> _GOAL OF THE EXERCISE_:
Extract the data exactly, missing nothing.

> _SUPPLIED INFORMATION_:
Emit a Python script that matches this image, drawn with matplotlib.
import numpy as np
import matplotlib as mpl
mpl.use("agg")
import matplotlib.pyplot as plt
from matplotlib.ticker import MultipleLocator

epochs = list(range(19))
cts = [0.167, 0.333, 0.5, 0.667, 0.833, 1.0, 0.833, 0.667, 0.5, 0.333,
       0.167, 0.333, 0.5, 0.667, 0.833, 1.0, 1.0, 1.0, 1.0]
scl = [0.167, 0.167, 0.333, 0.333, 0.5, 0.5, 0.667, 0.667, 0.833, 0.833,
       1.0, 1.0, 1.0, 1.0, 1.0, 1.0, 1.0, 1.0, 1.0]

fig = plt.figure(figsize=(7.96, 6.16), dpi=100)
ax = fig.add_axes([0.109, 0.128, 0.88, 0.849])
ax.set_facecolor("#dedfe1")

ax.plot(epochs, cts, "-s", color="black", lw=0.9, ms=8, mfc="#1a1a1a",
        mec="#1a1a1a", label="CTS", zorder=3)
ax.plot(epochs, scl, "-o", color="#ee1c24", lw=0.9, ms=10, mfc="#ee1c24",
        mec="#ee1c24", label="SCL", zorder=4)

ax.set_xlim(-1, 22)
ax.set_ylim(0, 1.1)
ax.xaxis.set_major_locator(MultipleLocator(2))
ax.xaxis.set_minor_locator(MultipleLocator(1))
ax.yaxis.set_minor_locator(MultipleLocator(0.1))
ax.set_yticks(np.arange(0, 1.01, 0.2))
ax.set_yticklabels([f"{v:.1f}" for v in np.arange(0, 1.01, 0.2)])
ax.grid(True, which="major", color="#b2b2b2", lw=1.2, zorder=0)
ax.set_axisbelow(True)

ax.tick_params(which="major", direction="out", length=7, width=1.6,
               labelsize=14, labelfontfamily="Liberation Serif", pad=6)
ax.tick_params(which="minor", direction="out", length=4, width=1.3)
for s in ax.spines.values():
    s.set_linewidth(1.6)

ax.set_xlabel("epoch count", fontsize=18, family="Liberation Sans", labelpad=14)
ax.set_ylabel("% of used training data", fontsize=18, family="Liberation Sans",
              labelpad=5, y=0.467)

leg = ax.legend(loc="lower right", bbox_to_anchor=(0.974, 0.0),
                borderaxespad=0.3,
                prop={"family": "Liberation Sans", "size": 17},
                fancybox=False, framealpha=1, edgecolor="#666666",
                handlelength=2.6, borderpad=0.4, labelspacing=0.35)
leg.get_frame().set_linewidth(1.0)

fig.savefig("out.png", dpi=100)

> _WRITTEN RESPONSE_:
Emit a Python script that matches this image, drawn with matplotlib.
import numpy as np
import matplotlib as mpl
mpl.use("agg")
import matplotlib.pyplot as plt
from matplotlib.ticker import MultipleLocator

epochs = list(range(19))
cts = [0.167, 0.333, 0.5, 0.667, 0.833, 1.0, 0.833, 0.667, 0.5, 0.333,
       0.167, 0.333, 0.5, 0.667, 0.833, 1.0, 1.0, 1.0, 1.0]
scl = [0.167, 0.167, 0.333, 0.333, 0.5, 0.5, 0.667, 0.667, 0.833, 0.833,
       1.0, 1.0, 1.0, 1.0, 1.0, 1.0, 1.0, 1.0, 1.0]

fig = plt.figure(figsize=(7.96, 6.16), dpi=100)
ax = fig.add_axes([0.109, 0.128, 0.88, 0.849])
ax.set_facecolor("#dedfe1")

ax.plot(epochs, cts, "-s", color="black", lw=0.9, ms=8, mfc="#1a1a1a",
        mec="#1a1a1a", label="CTS", zorder=3)
ax.plot(epochs, scl, "-o", color="#ee1c24", lw=0.9, ms=10, mfc="#ee1c24",
        mec="#ee1c24", label="SCL", zorder=4)

ax.set_xlim(-1, 22)
ax.set_ylim(0, 1.1)
ax.xaxis.set_major_locator(MultipleLocator(2))
ax.xaxis.set_minor_locator(MultipleLocator(1))
ax.yaxis.set_minor_locator(MultipleLocator(0.1))
ax.set_yticks(np.arange(0, 1.01, 0.2))
ax.set_yticklabels([f"{v:.1f}" for v in np.arange(0, 1.01, 0.2)])
ax.grid(True, which="major", color="#b2b2b2", lw=1.2, zorder=0)
ax.set_axisbelow(True)

ax.tick_params(which="major", direction="out", length=7, width=1.6,
               labelsize=14, labelfontfamily="Liberation Serif", pad=6)
ax.tick_params(which="minor", direction="out", length=4, width=1.3)
for s in ax.spines.values():
    s.set_linewidth(1.6)

ax.set_xlabel("epoch count", fontsize=18, family="Liberation Sans", labelpad=14)
ax.set_ylabel("% of used training data", fontsize=18, family="Liberation Sans",
              labelpad=5, y=0.467)

leg = ax.legend(loc="lower right", bbox_to_anchor=(0.974, 0.0),
                borderaxespad=0.3,
                prop={"family": "Liberation Sans", "size": 17},
                fancybox=False, framealpha=1, edgecolor="#666666",
                handlelength=2.6, borderpad=0.4, labelspacing=0.35)
leg.get_frame().set_linewidth(1.0)

fig.savefig("out.png", dpi=100)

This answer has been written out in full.